Listed entries:
>> Begin

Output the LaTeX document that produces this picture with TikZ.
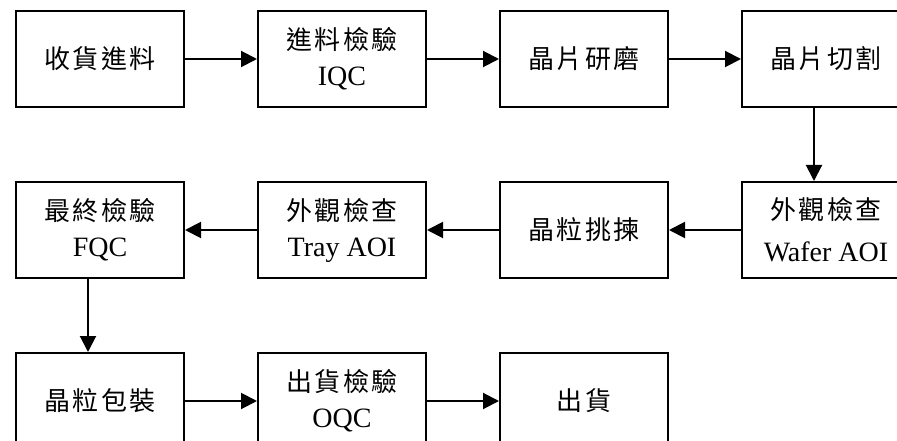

>> End
>> Begin

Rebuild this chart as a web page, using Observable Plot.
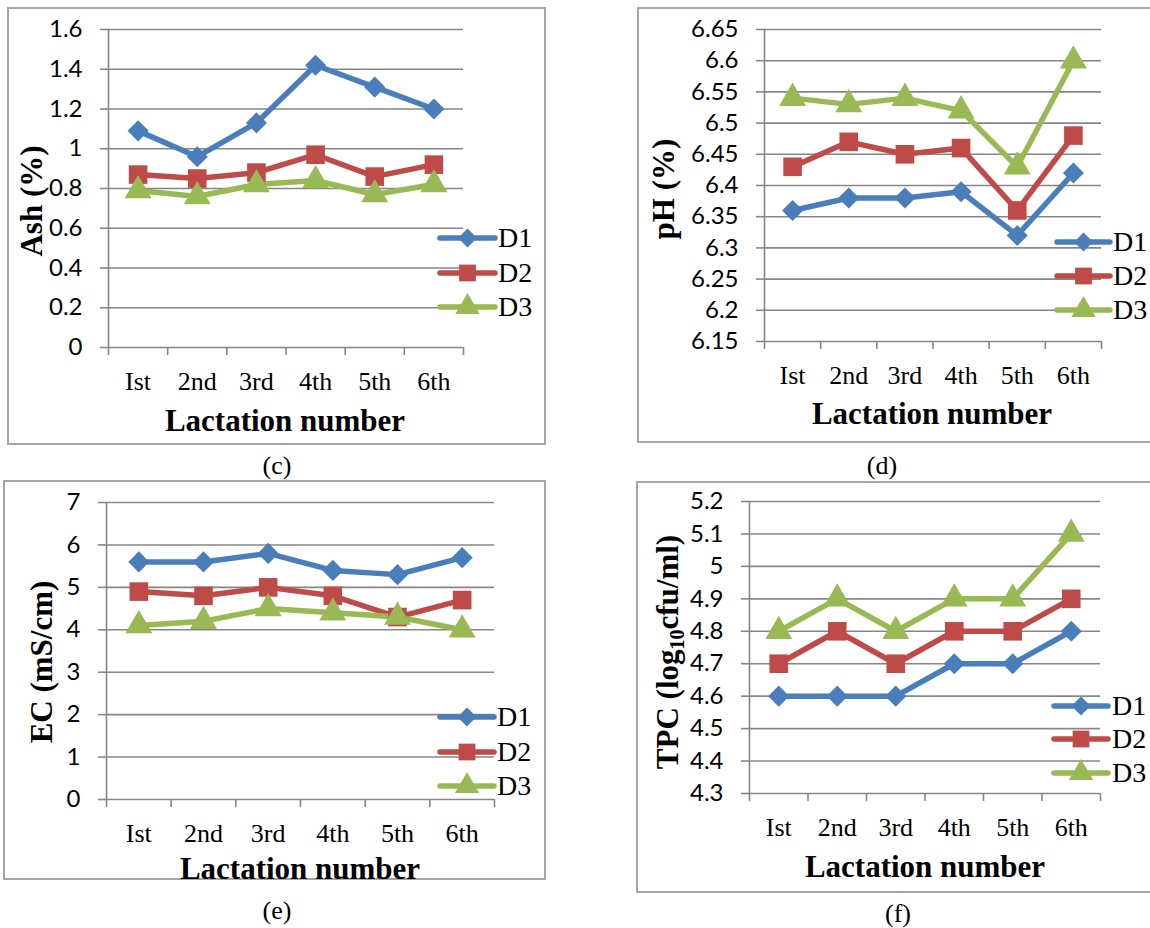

>> End
>> Begin

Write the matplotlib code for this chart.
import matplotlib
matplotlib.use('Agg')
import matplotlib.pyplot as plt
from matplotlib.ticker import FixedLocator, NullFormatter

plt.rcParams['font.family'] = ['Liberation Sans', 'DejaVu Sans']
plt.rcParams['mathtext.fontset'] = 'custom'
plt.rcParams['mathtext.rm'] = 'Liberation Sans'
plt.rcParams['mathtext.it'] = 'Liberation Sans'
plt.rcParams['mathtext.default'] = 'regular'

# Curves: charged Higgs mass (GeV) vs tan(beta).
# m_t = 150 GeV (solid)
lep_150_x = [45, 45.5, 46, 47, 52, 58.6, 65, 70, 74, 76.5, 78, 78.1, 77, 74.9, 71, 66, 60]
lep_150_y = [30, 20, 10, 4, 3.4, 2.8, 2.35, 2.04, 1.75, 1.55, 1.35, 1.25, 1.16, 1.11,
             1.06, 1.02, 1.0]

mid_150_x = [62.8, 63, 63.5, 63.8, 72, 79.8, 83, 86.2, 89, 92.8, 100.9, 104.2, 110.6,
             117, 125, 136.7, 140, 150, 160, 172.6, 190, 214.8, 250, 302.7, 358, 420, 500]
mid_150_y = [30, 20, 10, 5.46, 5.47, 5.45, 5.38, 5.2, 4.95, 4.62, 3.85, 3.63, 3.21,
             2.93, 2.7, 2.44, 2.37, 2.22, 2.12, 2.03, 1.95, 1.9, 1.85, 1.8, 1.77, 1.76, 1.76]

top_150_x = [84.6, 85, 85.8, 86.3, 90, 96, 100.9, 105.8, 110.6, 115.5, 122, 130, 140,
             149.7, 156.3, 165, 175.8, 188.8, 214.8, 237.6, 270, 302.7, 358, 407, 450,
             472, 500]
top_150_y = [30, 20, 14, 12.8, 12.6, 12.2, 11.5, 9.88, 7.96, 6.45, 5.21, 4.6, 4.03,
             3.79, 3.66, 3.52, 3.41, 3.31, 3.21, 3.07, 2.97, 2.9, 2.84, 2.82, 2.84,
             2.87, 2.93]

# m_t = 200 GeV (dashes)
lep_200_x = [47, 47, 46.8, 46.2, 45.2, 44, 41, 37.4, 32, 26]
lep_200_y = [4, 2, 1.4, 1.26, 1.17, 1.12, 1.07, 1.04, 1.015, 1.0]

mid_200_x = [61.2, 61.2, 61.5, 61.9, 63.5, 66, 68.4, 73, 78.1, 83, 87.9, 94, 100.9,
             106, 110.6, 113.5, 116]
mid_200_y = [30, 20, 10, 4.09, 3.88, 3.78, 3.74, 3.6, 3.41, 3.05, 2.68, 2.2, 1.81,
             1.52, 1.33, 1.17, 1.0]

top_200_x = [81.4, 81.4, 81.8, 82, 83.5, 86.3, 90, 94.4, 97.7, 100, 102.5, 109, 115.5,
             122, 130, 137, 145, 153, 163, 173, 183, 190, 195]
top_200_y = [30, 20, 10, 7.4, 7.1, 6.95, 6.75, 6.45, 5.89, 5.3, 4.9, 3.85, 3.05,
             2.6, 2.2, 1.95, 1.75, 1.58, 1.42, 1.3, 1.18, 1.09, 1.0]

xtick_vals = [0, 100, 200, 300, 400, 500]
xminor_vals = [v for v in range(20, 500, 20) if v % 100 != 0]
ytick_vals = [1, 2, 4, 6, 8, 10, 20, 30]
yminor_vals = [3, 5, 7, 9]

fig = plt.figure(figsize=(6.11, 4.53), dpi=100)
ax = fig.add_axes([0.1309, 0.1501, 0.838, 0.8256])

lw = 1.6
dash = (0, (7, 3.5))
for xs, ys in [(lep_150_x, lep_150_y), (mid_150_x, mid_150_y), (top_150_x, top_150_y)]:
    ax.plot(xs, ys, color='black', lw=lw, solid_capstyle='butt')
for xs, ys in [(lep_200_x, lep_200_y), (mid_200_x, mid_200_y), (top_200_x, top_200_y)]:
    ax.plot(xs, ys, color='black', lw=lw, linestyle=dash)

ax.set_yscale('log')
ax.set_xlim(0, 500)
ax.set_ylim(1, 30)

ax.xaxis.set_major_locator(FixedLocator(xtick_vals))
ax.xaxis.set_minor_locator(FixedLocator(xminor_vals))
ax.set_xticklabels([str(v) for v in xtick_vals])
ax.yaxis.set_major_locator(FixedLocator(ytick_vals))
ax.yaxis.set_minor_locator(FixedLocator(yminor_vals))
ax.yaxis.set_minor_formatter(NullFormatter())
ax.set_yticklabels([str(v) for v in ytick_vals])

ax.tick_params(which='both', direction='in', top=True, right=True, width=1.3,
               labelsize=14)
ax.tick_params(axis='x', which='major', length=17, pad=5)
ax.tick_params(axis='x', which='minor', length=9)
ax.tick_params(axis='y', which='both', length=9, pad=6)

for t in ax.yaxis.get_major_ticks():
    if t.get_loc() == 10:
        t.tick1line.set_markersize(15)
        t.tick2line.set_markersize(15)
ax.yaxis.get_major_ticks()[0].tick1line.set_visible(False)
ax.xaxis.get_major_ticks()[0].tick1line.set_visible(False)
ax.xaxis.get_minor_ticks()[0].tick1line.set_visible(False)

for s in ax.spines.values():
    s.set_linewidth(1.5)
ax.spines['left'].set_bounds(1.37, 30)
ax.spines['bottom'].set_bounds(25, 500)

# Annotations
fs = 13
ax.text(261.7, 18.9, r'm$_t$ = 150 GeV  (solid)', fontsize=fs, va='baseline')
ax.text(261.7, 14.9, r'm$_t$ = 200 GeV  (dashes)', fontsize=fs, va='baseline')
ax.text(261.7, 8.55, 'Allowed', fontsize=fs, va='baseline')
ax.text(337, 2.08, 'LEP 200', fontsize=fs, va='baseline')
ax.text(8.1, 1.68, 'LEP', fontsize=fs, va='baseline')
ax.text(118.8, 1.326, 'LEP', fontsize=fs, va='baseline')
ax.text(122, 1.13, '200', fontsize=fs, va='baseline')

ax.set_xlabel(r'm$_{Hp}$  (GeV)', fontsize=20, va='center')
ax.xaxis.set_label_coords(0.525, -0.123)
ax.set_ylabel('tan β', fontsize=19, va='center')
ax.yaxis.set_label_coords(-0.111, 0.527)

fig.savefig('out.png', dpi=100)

>> End

Task:
Retype, word for word, every line from the line with "Write the matplotlib code for this chart." to the line with "from matplotlib.ticker import", inclusive. Add nothing.

Answer for this exercise:
Write the matplotlib code for this chart.
import matplotlib
matplotlib.use('Agg')
import matplotlib.pyplot as plt
from matplotlib.ticker import FixedLocator, NullFormatter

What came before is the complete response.